Policy & Political Action

Nurses defend single-tier health care

Resource Type: 
Political Action

The Toronto Star
Mon 18 Aug 2008
Page: AA06
Section: Editorial

An edited version of a letter to federal Health Minister Tony Clement from Wendy Fucile, president of the Registered Nurses' Association of Ontario:
We are writing to you regarding your upcoming remarks to the Canadian Medical Association's annual meeting. We urge you to use this important occasion as an opportunity to stand up for the country's publicly funded health- care system.
We represent registered nurses in Ontario and they are well aware of the deep and abiding attachment citizens of this country have for our health-care system and its guiding principle of universality.
They like it because of its basic fairness and because it makes good economic sense.

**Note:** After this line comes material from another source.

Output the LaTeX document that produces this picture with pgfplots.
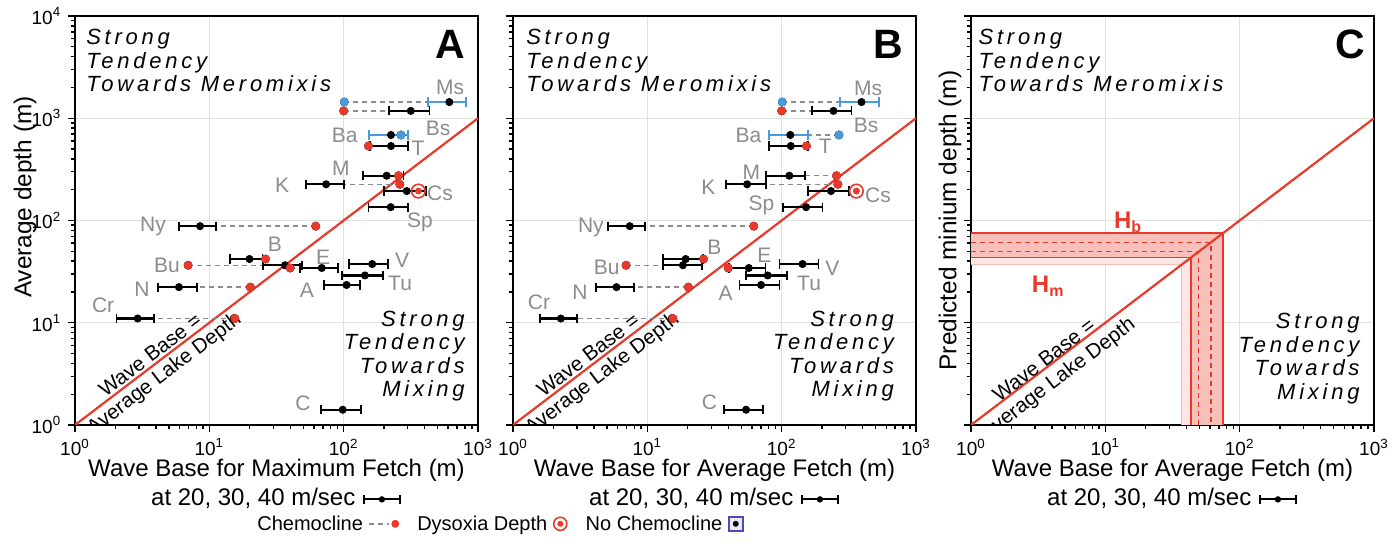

However, medicare is under threat in this country. The current president of the CMA, Dr. Brian Day, is a vocal proponent of privatization of our publicly funded system and the owner of a for-profit surgical facility in Vancouver.
When CMA members gather in Montreal this week, Dr. Day will pass the mantle to Dr. Robert Ouellet, another physician who owns a network of for-profit diagnostic clinics.
We know many physicians across the country are opposed to privatization but the CMA continues to advocate for measures that would inevitably lead to more for-profit delivery in surgical centres, hospitals and clinics, and ultimately dismantle medicare.
Minister, on behalf of Ontario's nurses, we urge you and the Harper government to reject any measures that weaken medicare and facilitate two-tier health care.
To protect medicare, its principles and spirit, you must strongly enforce the Canada Health Act. We also urge you to uphold medicare by introducing policies that not only strengthen but expand our public health-care system.
Let's increase access by developing a national, publicly funded and controlled pharmacare program to cover the cost of essential drugs. Let's invest in health human resources, improved access to primary health care, continuing care, and true interdisciplinary work to solve wait times.
These are the solutions that will ensure our health-care system will be there for today and tomorrow's generations.